[Records with drawing code]
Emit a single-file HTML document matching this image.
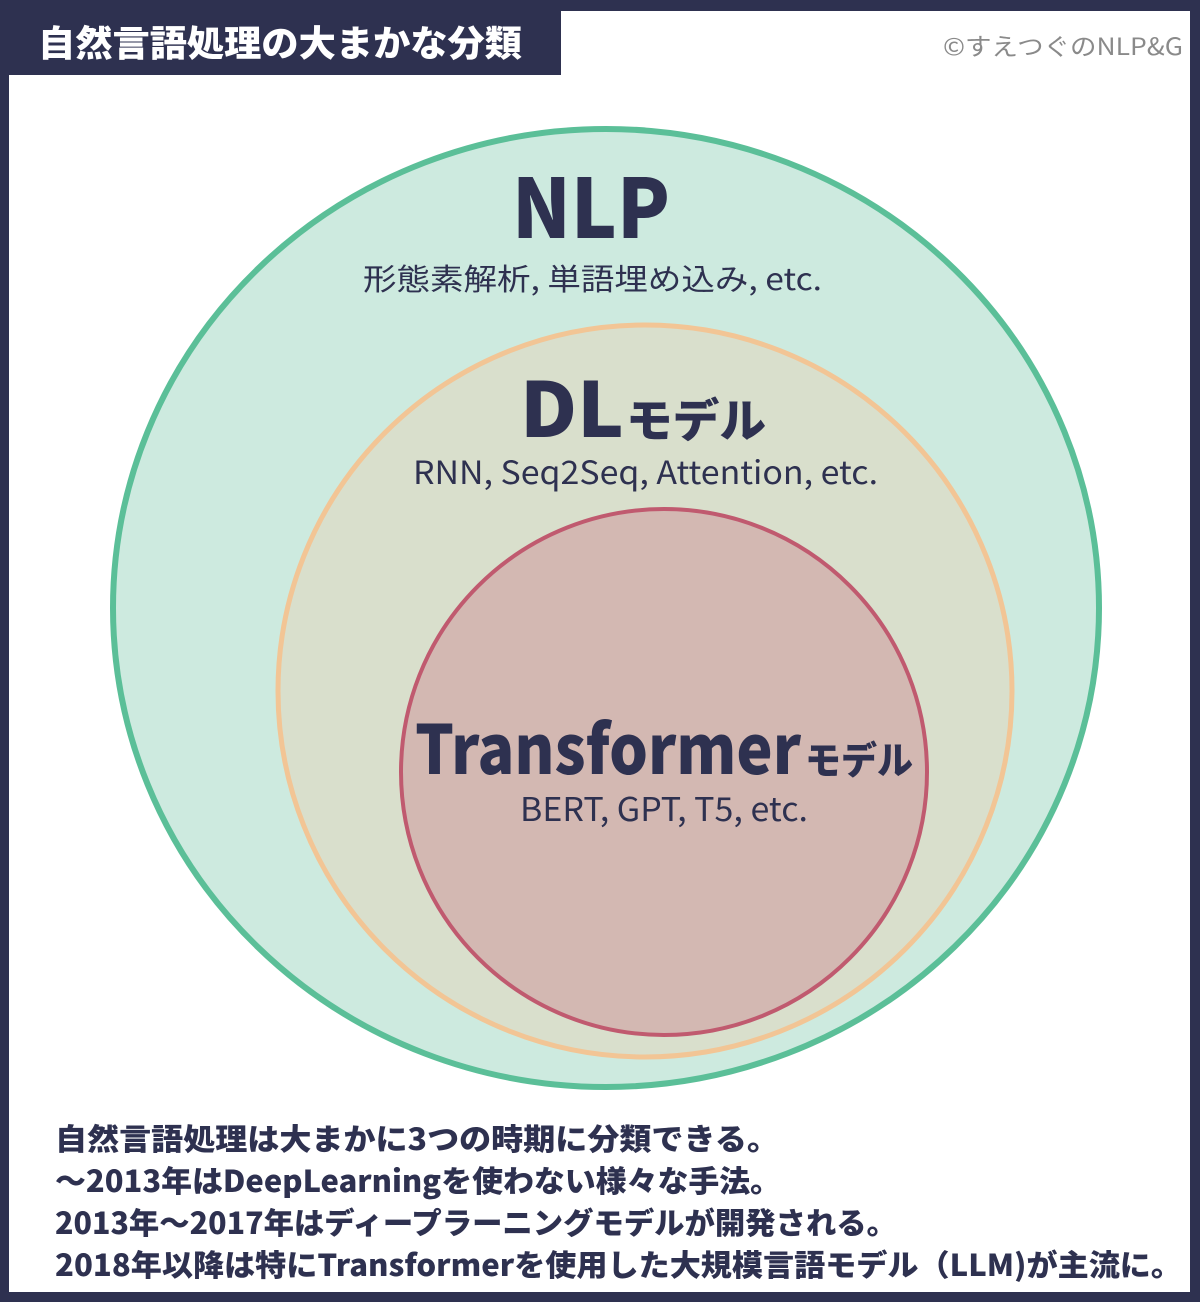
<!DOCTYPE html>
<html><head><meta charset="utf-8"><style>
html,body{margin:0;padding:0;background:#fff}
svg{display:block}
text{font-family:"Noto Sans CJK JP","Liberation Sans",sans-serif;fill:#2e3150}
</style></head><body>
<svg width="1200" height="1302" viewBox="0 0 1200 1302" xmlns="http://www.w3.org/2000/svg">
<rect x="0" y="0" width="1200" height="1302" fill="#2e3150"/>
<rect x="9" y="11" width="1181" height="1281" fill="#ffffff"/>
<rect x="0" y="0" width="561" height="75" fill="#2e3150"/>
<text x="38" y="56" font-size="36" font-weight="900" style="fill:#fff" textLength="484" lengthAdjust="spacingAndGlyphs">自然言語処理の大まかな分類</text>
<text x="943" y="55" font-size="24" style="fill:#8a8a8a" textLength="240" lengthAdjust="spacingAndGlyphs">©すえつぐのNLP&amp;G</text>

<ellipse cx="606" cy="608" rx="493" ry="479" fill="#cdeadf" stroke="#5bbf98" stroke-width="6"/>
<ellipse cx="645" cy="691" rx="367" ry="366" fill="#d9dfcc" stroke="#f2c595" stroke-width="5"/>
<ellipse cx="664" cy="772" rx="263" ry="263" fill="#d3b8b2" stroke="#c05a6f" stroke-width="4"/>

<text x="512" y="238" font-size="82" font-weight="900" textLength="158" lengthAdjust="spacingAndGlyphs">NLP</text>
<text x="363" y="290" font-size="30" textLength="459" lengthAdjust="spacingAndGlyphs">形態素解析, 単語埋め込み, etc.</text>
<text x="520" y="437" font-size="76" font-weight="900" textLength="104" lengthAdjust="spacingAndGlyphs">DL</text>
<text x="626" y="437" font-size="46" font-weight="900" textLength="140" lengthAdjust="spacingAndGlyphs">モデル</text>
<text x="413" y="484" font-size="32" textLength="465" lengthAdjust="spacingAndGlyphs">RNN, Seq2Seq, Attention, etc.</text>
<text x="415" y="774" font-size="68" font-weight="900" textLength="386" lengthAdjust="spacingAndGlyphs">Transformer</text>
<text x="805" y="774" font-size="38" font-weight="900" textLength="108" lengthAdjust="spacingAndGlyphs">モデル</text>
<text x="520" y="821" font-size="33" textLength="288" lengthAdjust="spacingAndGlyphs">BERT, GPT, T5, etc.</text>

<g font-weight="900" font-size="30">
<text x="55" y="1150" textLength="724" lengthAdjust="spacingAndGlyphs">自然言語処理は大まかに3つの時期に分類できる。</text>
<text x="55" y="1192" textLength="726" lengthAdjust="spacingAndGlyphs">〜2013年はDeepLearningを使わない様々な手法。</text>
<text x="55" y="1234" textLength="842" lengthAdjust="spacingAndGlyphs">2013年〜2017年はディープラーニングモデルが開発される。</text>
<text x="55" y="1276" textLength="1127" lengthAdjust="spacingAndGlyphs">2018年以降は特にTransformerを使用した大規模言語モデル（LLM)が主流に。</text>
</g>
</svg>
</body></html>
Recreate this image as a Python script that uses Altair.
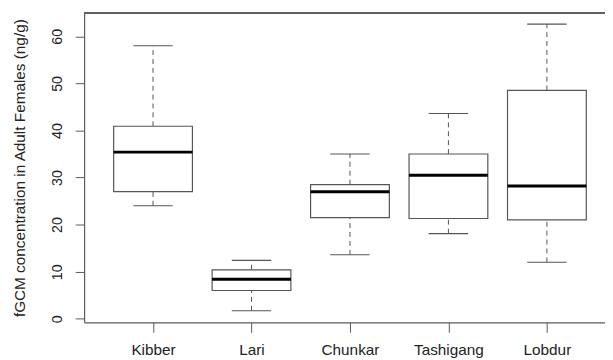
import altair as alt
import pandas as pd

categories = ["Kibber", "Lari", "Chunkar", "Tashigang", "Lobdur"]
lower_whisker = [24.0, 1.7, 13.6, 18.1, 12.0]
q1 = [27.0, 6.0, 21.5, 21.3, 21.0]
median = [35.4, 8.4, 27.0, 30.5, 28.2]
q3 = [40.9, 10.4, 28.5, 35.0, 48.5]
upper_whisker = [58.0, 12.4, 35.0, 43.6, 62.6]

Y_DOMAIN = [-0.77, 64.95]
X_DOMAIN = [0.3, 5.59]
y_ticks = [0, 10, 20, 30, 40, 50, 60]
x_ticks = [1, 2, 3, 4, 5]

df = pd.DataFrame({
    "cat": categories,
    "pos": list(range(1, len(categories) + 1)),
    "lw": lower_whisker,
    "q1": q1,
    "med": median,
    "q3": q3,
    "uw": upper_whisker,
})

FONT = "Liberation Sans"
FRAME = "#5a5a5a"
BOX = "#555555"

label_expr = "[" + ",".join(f"'{c}'" for c in categories) + "][datum.value - 1]"

xscale = alt.Scale(domain=X_DOMAIN, nice=False, zero=False)
yscale = alt.Scale(domain=Y_DOMAIN, nice=False, zero=False)

x_axis = alt.Axis(
    values=x_ticks, labelExpr=label_expr, title=None, grid=False,
    tickSize=10, tickColor=FRAME, domainColor=FRAME, domainWidth=1.2,
    labelFont=FONT, labelFontSize=15.5, labelColor="#222222",
    labelPadding=11, labelBaseline="top", labelAngle=0,
)
y_axis = alt.Axis(
    values=y_ticks, title="fGCM concentration in Adult Females (ng/g)", grid=False,
    tickSize=9, tickColor=FRAME, domainColor=FRAME, domainWidth=1.2,
    labelFont=FONT, labelFontSize=14.5, labelColor="#222222",
    labelAngle=-90, labelAlign="center", labelBaseline="bottom", labelPadding=11,
    titleFont=FONT, titleFontSize=15.5, titleFontWeight="normal", titleColor="#222222",
    titleX=-57, titleY=156.5, titleAngle=-90, titleAlign="center", titleBaseline="bottom",
)

base = alt.Chart(df).transform_calculate(
    xl="datum.pos - 0.4", xr="datum.pos + 0.4",
    cl="datum.pos - 0.2", cr="datum.pos + 0.2",
)

whisk_up = base.mark_rule(color=BOX, strokeWidth=1, strokeDash=[5, 4]).encode(
    x=alt.X("pos:Q", scale=xscale, axis=x_axis),
    y=alt.Y("q3:Q", scale=yscale, axis=y_axis),
    y2="uw:Q",
)
whisk_dn = base.mark_rule(color=BOX, strokeWidth=1, strokeDash=[5, 4]).encode(
    x=alt.X("pos:Q", scale=xscale), y=alt.Y("lw:Q", scale=yscale), y2="q1:Q",
)
cap_up = base.mark_rule(color=BOX, strokeWidth=1.2).encode(
    x=alt.X("cl:Q", scale=xscale), x2="cr:Q", y=alt.Y("uw:Q", scale=yscale),
)
cap_dn = base.mark_rule(color=BOX, strokeWidth=1.2).encode(
    x=alt.X("cl:Q", scale=xscale), x2="cr:Q", y=alt.Y("lw:Q", scale=yscale),
)
box = base.mark_rect(fill="white", stroke=BOX, strokeWidth=1.2).encode(
    x=alt.X("xl:Q", scale=xscale), x2="xr:Q",
    y=alt.Y("q1:Q", scale=yscale), y2="q3:Q",
)
med = base.mark_rule(color="black", strokeWidth=3).encode(
    x=alt.X("xl:Q", scale=xscale), x2="xr:Q", y=alt.Y("med:Q", scale=yscale),
)
top = alt.Chart(df).mark_rule(color=FRAME, strokeWidth=1.2).encode(
    y=alt.datum(Y_DOMAIN[1], scale=yscale),
)

chart = alt.layer(whisk_up, whisk_dn, cap_up, cap_dn, box, med, top).properties(
    width=527, height=313,
    autosize=alt.AutoSizeParams(type="none"),
    padding={"left": 77, "top": 3, "right": 0, "bottom": 36},
    background="white",
).configure_view(stroke=None)

chart.save("out.html", embed_options={"renderer": "svg", "actions": False})
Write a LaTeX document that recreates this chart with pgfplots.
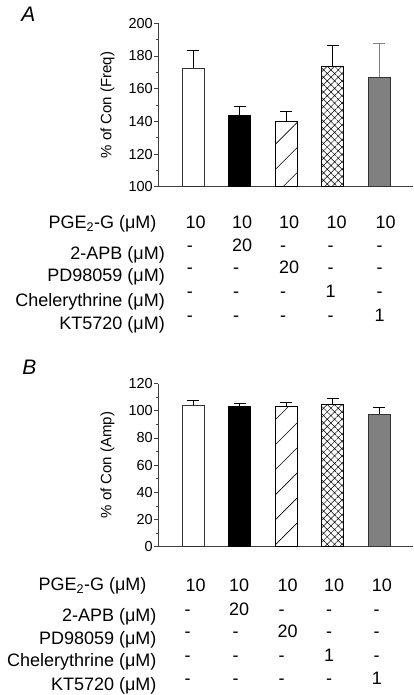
\documentclass[border=0pt]{standalone}
\usepackage{fontspec}
\setmainfont{Liberation Sans}
\usepackage{pgfplots}
\pgfplotsset{compat=1.18}
\usetikzlibrary{patterns.meta}

\begin{document}
\begin{tikzpicture}[x=1pt,y=1pt]
\useasboundingbox (0,0) rectangle (413,-695);
\pgfplotsset{
 panel/.style={
  scale only axis, width=255pt,
  xmin=0.247, xmax=5.731,
  axis lines*=left,
  axis line style={line width=0.8pt, black!75},
  xtick=\empty,
  minor y tick num=1,
  tick align=outside,
  major tick length=4pt, minor tick length=2.5pt,
  tick style={line width=0.8pt, black!75},
  yticklabel style={font=\fontsize{14.5}{16}\selectfont, inner sep=1pt},
  /pgf/number format/assume math mode=true,
  every axis y label/.style={at={(axis description cs:-0.198,0.5)}, rotate=90, anchor=center, font=\fontsize{15}{17}\selectfont},
  error bars/y dir=plus, error bars/y explicit,
  error bars/error bar style={line width=0.8pt, black},
  error bars/error mark options={rotate=90, mark size=6pt, line width=0.8pt, black},
 },
 mybar/.style={ybar, bar width=22pt, draw=black, line width=0.7pt},
}

% ---------------- Panel A ----------------
\begin{axis}[panel, at={(158pt,-186.7pt)}, anchor=south west,
  height=163.4pt, ymin=100, ymax=200, ytick={100,120,...,200},
  ylabel={\% of Con (Freq)}]
\addplot[mybar, fill=white, draw=black!80] coordinates {(1,172.4) +- (0,11.3)};
\addplot[mybar, fill=black] coordinates {(2,143.9) +- (0,5.5)};
\addplot[mybar, pattern={Lines[angle=45,distance=17.7pt,line width=0.6pt]}, pattern color=black] coordinates {(3,140.0) +- (0,6.3)};
\addplot[mybar, pattern={Hatch[angle=45,distance=5.2pt,line width=0.5pt]}, pattern color=black] coordinates {(4,173.7) +- (0,13.0)};
\addplot[mybar, fill=black!50, draw=black!80, error bars/error bar style={line width=0.8pt, black!50}, error bars/error mark options={rotate=90, mark size=6pt, line width=0.8pt, black!50}] coordinates {(5,167.1) +- (0,20.3)};
\end{axis}

% ---------------- Panel B ----------------
\begin{axis}[panel, at={(158pt,-546.7pt)}, anchor=south west,
  height=163.2pt, ymin=0, ymax=120, ytick={0,20,...,120},
  ylabel={\% of Con (Amp)}]
\addplot[mybar, fill=white, draw=black!80] coordinates {(1,104.2) +- (0,3.4)};
\addplot[mybar, fill=black] coordinates {(2,102.9) +- (0,2.5)};
\addplot[mybar, pattern={Lines[angle=45,distance=17.7pt,line width=0.6pt]}, pattern color=black] coordinates {(3,103.4) +- (0,3.0)};
\addplot[mybar, pattern={Hatch[angle=45,distance=5.2pt,line width=0.5pt]}, pattern color=black] coordinates {(4,104.7) +- (0,4.4)};
\addplot[mybar, fill=black!50, draw=black!80] coordinates {(5,97.5) +- (0,5.0)};
\end{axis}

% panel letters
\node[font=\fontsize{21}{24}\selectfont\itshape] at (28.5,-14.5) {A};
\node[font=\fontsize{21}{24}\selectfont\itshape] at (29.5,-367.5) {B};

% ---------------- Table A ----------------
\begin{scope}[every node/.style={font=\fontsize{18}{20}\selectfont, inner sep=0pt}]
\node[anchor=base east] at (156.7,-228.3) {PGE\textsubscript{2}-G (μM)};
\node[anchor=base east] at (165,-259) {2-APB (μM)};
\node[anchor=base east] at (165,-281.5) {PD98059 (μM)};
\node[anchor=base east] at (165,-306) {Chelerythrine (μM)};
\node[anchor=base east] at (165,-329) {KT5720 (μM)};
% row 1
\node[anchor=base west] at (185.5,-228.3) {10};
\node[anchor=base west] at (232,-228.3) {10};
\node[anchor=base west] at (279,-228.3) {10};
\node[anchor=base west] at (326.5,-228.3) {10};
\node[anchor=base west] at (375.5,-228.3) {10};
% row 2
\node[anchor=base west] at (186.7,-251) {-};
\node[anchor=base west] at (232,-251) {20};
\node[anchor=base west] at (280,-251) {-};
\node[anchor=base west] at (327.5,-251) {-};
\node[anchor=base west] at (376.5,-251) {-};
% row 3
\node[anchor=base west] at (186.7,-273.5) {-};
\node[anchor=base west] at (233,-273.5) {-};
\node[anchor=base west] at (279,-273.5) {20};
\node[anchor=base west] at (327.5,-273.5) {-};
\node[anchor=base west] at (376.5,-273.5) {-};
% row 4
\node[anchor=base west] at (186.7,-297.5) {-};
\node[anchor=base west] at (233,-297.5) {-};
\node[anchor=base west] at (280,-297.5) {-};
\node[anchor=base west] at (325.5,-297.5) {1};
\node[anchor=base west] at (376.5,-297.5) {-};
% row 5
\node[anchor=base west] at (186.7,-321) {-};
\node[anchor=base west] at (233,-321) {-};
\node[anchor=base west] at (280,-321) {-};
\node[anchor=base west] at (327.5,-321) {-};
\node[anchor=base west] at (374.5,-321) {1};

% ---------------- Table B ----------------
\node[anchor=base east] at (146.7,-590.7) {PGE\textsubscript{2}-G (μM)};
\node[anchor=base east] at (156.7,-621.7) {2-APB (μM)};
\node[anchor=base east] at (156.7,-644) {PD98059 (μM)};
\node[anchor=base east] at (156.7,-666.7) {Chelerythrine (μM)};
\node[anchor=base east] at (156.7,-690) {KT5720 (μM)};
% row 1
\node[anchor=base west] at (185.5,-591.7) {10};
\node[anchor=base west] at (229,-591.7) {10};
\node[anchor=base west] at (277.3,-591.7) {10};
\node[anchor=base west] at (324,-591.7) {10};
\node[anchor=base west] at (371.7,-591.7) {10};
% row 2
\node[anchor=base west] at (184.3,-615) {-};
\node[anchor=base west] at (229,-615) {20};
\node[anchor=base west] at (278.3,-615) {-};
\node[anchor=base west] at (326,-615) {-};
\node[anchor=base west] at (373.3,-615) {-};
% row 3
\node[anchor=base west] at (184.3,-637.3) {-};
\node[anchor=base west] at (232.3,-637.3) {-};
\node[anchor=base west] at (277.3,-637.3) {20};
\node[anchor=base west] at (326,-637.3) {-};
\node[anchor=base west] at (373.3,-637.3) {-};
% row 4
\node[anchor=base west] at (184.3,-661.7) {-};
\node[anchor=base west] at (232.3,-661.7) {-};
\node[anchor=base west] at (278.3,-661.7) {-};
\node[anchor=base west] at (324,-661.7) {1};
\node[anchor=base west] at (373.3,-661.7) {-};
% row 5
\node[anchor=base west] at (184.3,-684) {-};
\node[anchor=base west] at (232.3,-684) {-};
\node[anchor=base west] at (278.3,-684) {-};
\node[anchor=base west] at (326,-684) {-};
\node[anchor=base west] at (371.7,-684) {1};
\end{scope}
\end{tikzpicture}
\end{document}
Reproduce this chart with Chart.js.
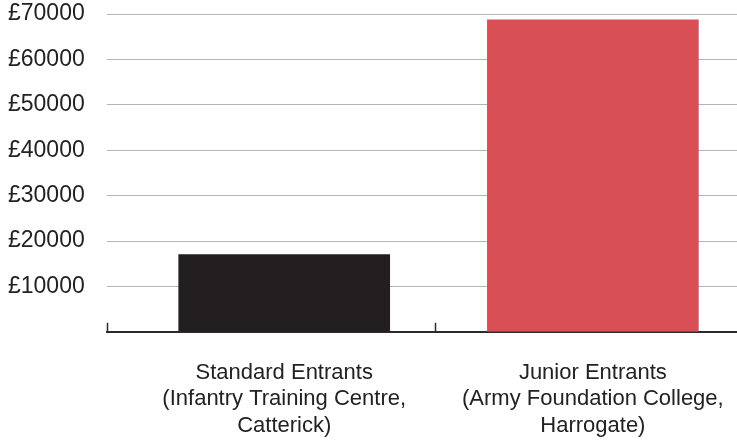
<!DOCTYPE html>
<html>
<head>
<meta charset="utf-8">
<script src="https://cdn.jsdelivr.net/npm/chart.js@4/dist/chart.umd.min.js"></script>
<style>
  html, body { margin: 0; padding: 0; background: #fff; }
  #wrap { width: 737px; height: 444px; position: relative; }
</style>
</head>
<body>
<div id="wrap"><canvas id="costChart"></canvas></div>
<script>
// cost per recruit
const categories = [
    ["Standard Entrants", "(Infantry Training Centre,", "Catterick)"],
    ["Junior Entrants", "(Army Foundation College,", "Harrogate)"]
];
const costs = [17000, 68700];
const barColors = ["#231f20", "#d85055"];
const yTicks = [10000, 20000, 30000, 40000, 50000, 60000, 70000];

// x runs on a linear scale so bars can sit off-centre like the original
const xMin = -0.575, xMax = 1.467, xSplit = 0.488;

// little upward ticks on the baseline (left end + between groups)
const baseTicks = {
    id: "baseTicks",
    afterDraw(chart) {
        const x = chart.scales.x, y = chart.scales.y;
        const ctx = chart.ctx;
        const y0 = y.getPixelForValue(0);
        ctx.save();
        ctx.strokeStyle = "#2b2b2b";
        ctx.lineWidth = 1.5;
        [xMin, xSplit].forEach(v => {
            const px = Math.round(x.getPixelForValue(v)) + 0.5;
            ctx.beginPath();
            ctx.moveTo(px, y0 - 9);
            ctx.lineTo(px, y0);
            ctx.stroke();
        });
        ctx.restore();
    }
};

const fontFam = "'Liberation Sans', Arial, Helvetica, sans-serif";

new Chart(document.getElementById("costChart"), {
    type: "bar",
    data: {
        datasets: [{
            data: costs.map((v, i) => ({ x: i, y: v })),
            backgroundColor: barColors,
            borderWidth: 0,
            barThickness: 211
        }]
    },
    options: {
        responsive: true,
        maintainAspectRatio: false,
        animation: false,
        layout: { padding: { left: 8, top: 14, right: 0, bottom: 5 } },
        plugins: {
            legend: { display: false },
            tooltip: { enabled: false }
        },
        scales: {
            x: {
                type: "linear",
                min: xMin,
                max: xMax,
                offset: false,
                afterBuildTicks: (scale) => {
                    scale.ticks = categories.map((c, i) => ({ value: i }));
                },
                ticks: {
                    autoSkip: false,
                    maxRotation: 0,
                    padding: 0,
                    color: "#222",
                    font: { family: fontFam, size: 22, lineHeight: 1.2 },
                    callback: (v, i) => categories[i]
                },
                // invisible tick marks used only as spacing under the axis
                grid: {
                    offset: false,
                    drawOnChartArea: false,
                    drawTicks: true,
                    tickLength: 28,
                    tickColor: "rgba(0,0,0,0)"
                },
                border: { display: true, color: "#2b2b2b", width: 2 }
            },
            y: {
                min: 0,
                max: 70000,
                afterBuildTicks: (scale) => {
                    scale.ticks = [0].concat(yTicks).map(v => ({ value: v }));
                },
                ticks: {
                    padding: 0,
                    color: "#222",
                    font: { family: fontFam, size: 23 },
                    callback: (v) => v === 0 ? "" : "£" + v
                },
                grid: {
                    drawTicks: true,
                    tickLength: 22,
                    tickColor: "rgba(0,0,0,0)",
                    color: (c) => c.tick && c.tick.value === 0 ? "rgba(0,0,0,0)" : "#b3b3b3",
                    lineWidth: 1
                },
                border: { display: false }
            }
        }
    },
    plugins: [baseTicks]
});
</script>
</body>
</html>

• PROBLEM TO WORK ON: Restate word for word only the lines from where the entries begin through the one with "GPT, T5, etc.</text>"; omit the pictures.

• TASK SOLUTION:
Emit a single-file HTML document matching this image.
<!DOCTYPE html>
<html><head><meta charset="utf-8"><style>
html,body{margin:0;padding:0;background:#fff}
svg{display:block}
text{font-family:"Noto Sans CJK JP","Liberation Sans",sans-serif;fill:#2e3150}
</style></head><body>
<svg width="1200" height="1302" viewBox="0 0 1200 1302" xmlns="http://www.w3.org/2000/svg">
<rect x="0" y="0" width="1200" height="1302" fill="#2e3150"/>
<rect x="9" y="11" width="1181" height="1281" fill="#ffffff"/>
<rect x="0" y="0" width="561" height="75" fill="#2e3150"/>
<text x="38" y="56" font-size="36" font-weight="900" style="fill:#fff" textLength="484" lengthAdjust="spacingAndGlyphs">自然言語処理の大まかな分類</text>
<text x="943" y="55" font-size="24" style="fill:#8a8a8a" textLength="240" lengthAdjust="spacingAndGlyphs">©すえつぐのNLP&amp;G</text>

<ellipse cx="606" cy="608" rx="493" ry="479" fill="#cdeadf" stroke="#5bbf98" stroke-width="6"/>
<ellipse cx="645" cy="691" rx="367" ry="366" fill="#d9dfcc" stroke="#f2c595" stroke-width="5"/>
<ellipse cx="664" cy="772" rx="263" ry="263" fill="#d3b8b2" stroke="#c05a6f" stroke-width="4"/>

<text x="512" y="238" font-size="82" font-weight="900" textLength="158" lengthAdjust="spacingAndGlyphs">NLP</text>
<text x="363" y="290" font-size="30" textLength="459" lengthAdjust="spacingAndGlyphs">形態素解析, 単語埋め込み, etc.</text>
<text x="520" y="437" font-size="76" font-weight="900" textLength="104" lengthAdjust="spacingAndGlyphs">DL</text>
<text x="626" y="437" font-size="46" font-weight="900" textLength="140" lengthAdjust="spacingAndGlyphs">モデル</text>
<text x="413" y="484" font-size="32" textLength="465" lengthAdjust="spacingAndGlyphs">RNN, Seq2Seq, Attention, etc.</text>
<text x="415" y="774" font-size="68" font-weight="900" textLength="386" lengthAdjust="spacingAndGlyphs">Transformer</text>
<text x="805" y="774" font-size="38" font-weight="900" textLength="108" lengthAdjust="spacingAndGlyphs">モデル</text>
<text x="520" y="821" font-size="33" textLength="288" lengthAdjust="spacingAndGlyphs">BERT, GPT, T5, etc.</text>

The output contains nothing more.